Dr. Jud Copeland: In thinking about my teaching experiences as a reflective practitioner, I go back to my first year as a teacher in the fall 1969. I have taught in face-to-face and online contexts in which a particular teaching philosophy evolved. I view my role as a teacher-facilitator with a student-centered approach to learning. I encourage my students to problem solve based on core concepts within a given class. The benefit is to experience how excited they are in applying their knowledge to solve actual problems in their respective professional fields. Of course, I am responsible and accountable as a teacher-facilitator but it is really not about me; it is about my students. So, at this point, that is my “Goodbye Mr. Chips” philosophy.
STEMulate Engineering Academy:
STEMulate Engineering Academy was held June 3-6 in the College of Education, hosting 82 students from grades 3-6. Students solved hero sized problems as they completed engineering design and coding activities. Grade 3 students helped their superheroes through the creation and design of a catapult, parachute, magnetic contraption, and a Rube Goldberg machine. Grade 4 students helped superheroes rescue people in dire need through their design and creation of a hovercraft, zipline, and a helicopter, and through their guidance of a drone. Grade 5-6 students helped superheroes with space travel in their design and creation of rockets using various types of energy supplies.
STEMulate Engineering Academy is directed by Drs. Debbie Dailey, Jason Trumble, and Alicia Cotabish. The camp is sponsored by Kimberly Clark Cooperation and Arvest Bank. Additionally, materials are donated to the camp by SMC Packaging Group. Teachers of the camp are candidates in the UCA Gifted and Talented program and area classroom teachers and/or paraprofessionals.
The Bandage Project:
The Dept. of Elementary, Literacy, and Special Education (ELSE) in the UCA College of Education recently collaborated with Woodlake Elementary School in Sacramento, CA for The Bandage Project.
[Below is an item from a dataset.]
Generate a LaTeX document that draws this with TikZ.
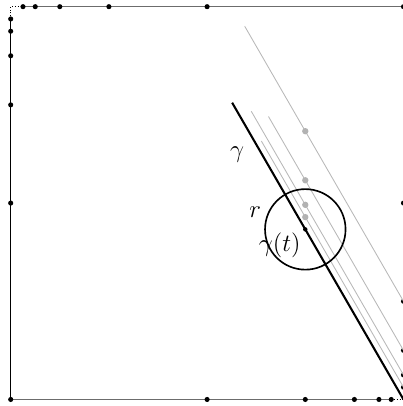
\documentclass[tikz,border=0pt]{standalone}
\usepackage{amsmath, amssymb}
\usepackage{tikz}
\usetikzlibrary{calc}
\usepackage{xcolor}

\begin{document}
\begin{tikzpicture}[
  edge/.style={line width=0.6pt},
  greyedge/.style={edge, gray!85!black},
  trace/.style={line width=0.5pt, black!28},
  curve/.style={line width=1.2pt},
  dyad/.style={fill=black},
  shiftdot/.style={fill=black!30},
  lbl/.style={font=\Large}
]
\useasboundingbox (-0.218,-0.133) rectangle (7.97,8.136);
% frame of the square
\draw[greyedge] (0.25,8) -- (8,8);
\draw[greyedge] (0,0) -- (7.75,0);
\draw[edge] (0,0) -- (0,7.75);
\draw[edge, densely dotted] (0,7.75) -- (0,8) -- (0.25,8);
\draw[edge, densely dotted] (7.75,0) -- (8,0);
% dyadic points on the sides
\foreach \d in {4,2,1,0.5,0.25}{
  \fill[dyad] (\d,8) circle (0.052);
  \fill[dyad] (0,8-\d) circle (0.052);
  \fill[dyad] (8-\d,0) circle (0.052);
  \fill[dyad] (8,\d) circle (0.052);
}
\fill[dyad] (0,0) circle (0.052);
\fill[dyad] (8,8) circle (0.052);
% shifted copies of the line
\path (8,0) ++(120:4) coordinate (ct);
\path (8,2) ++(120:6.47) coordinate (s1);
\path (8,1) ++(120:5.5) coordinate (s2);
\path (8,0.5) ++(120:6.2) coordinate (s3);
\path (8,0.25) ++(120:5.79) coordinate (s4);
\draw[trace] (s1) -- (8,2);
\draw[trace] (s2) -- (8,1);
\draw[trace] (s3) -- (8,0.5);
\draw[trace] (s4) -- (8,0.25);
\fill[shiftdot] ($(ct)+(0,2)$) circle (0.065);
\fill[shiftdot] ($(ct)+(0,1)$) circle (0.065);
\fill[shiftdot] ($(ct)+(0,0.5)$) circle (0.065);
\fill[shiftdot] ($(ct)+(0,0.25)$) circle (0.065);
% the line gamma and the ball
\path (8,0) ++(120:6.98) coordinate (g0);
\draw[curve] (g0) -- (8,0);
\draw[line width=0.95pt] (ct) circle (0.82);
\fill (ct) circle (0.045);
\node[lbl] at (4.61,4.98){$\gamma$};
\node[lbl] at (4.98,3.82){$r$};
\node[lbl] at (5.48,3.15){$\gamma(t)$};
\end{tikzpicture}
\end{document}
Woodlake Elementary has a freedom writers program called Tolerance Kids. They have been working on The Bandage Project for 10 years in honor of Anne Frank and the 1.5 million children that perished in the holocaust. Woodlake Elementary reached out to schools all over the US for assistance in reaching their goal of 1.5 bandages by June 12, 2019 (Anne Frank’s birthday).
UCA was the first school in Arkansas to make Woodlake Elementary’s 40 classroom challenge by raising over 10,000 bandages. ELSE faculty, staff, and students worked hard to get the bandages. The UCA Bookstore graciously donated t-shirts for the 20 students in Tolerance Kids. ELSE also sent the kids pens, post-its, and magnets.
Ms. Lisa Liss, Woodlake Elementary teacher and organizer of The Bandage Project, was excited to share they reached their goal of 1.5 million bandages. The class made a container with Anne Frank’s picture engraved on it that holds all of the bandages that were collected. The container will be in a museum in Sacramento, CA for the world to see.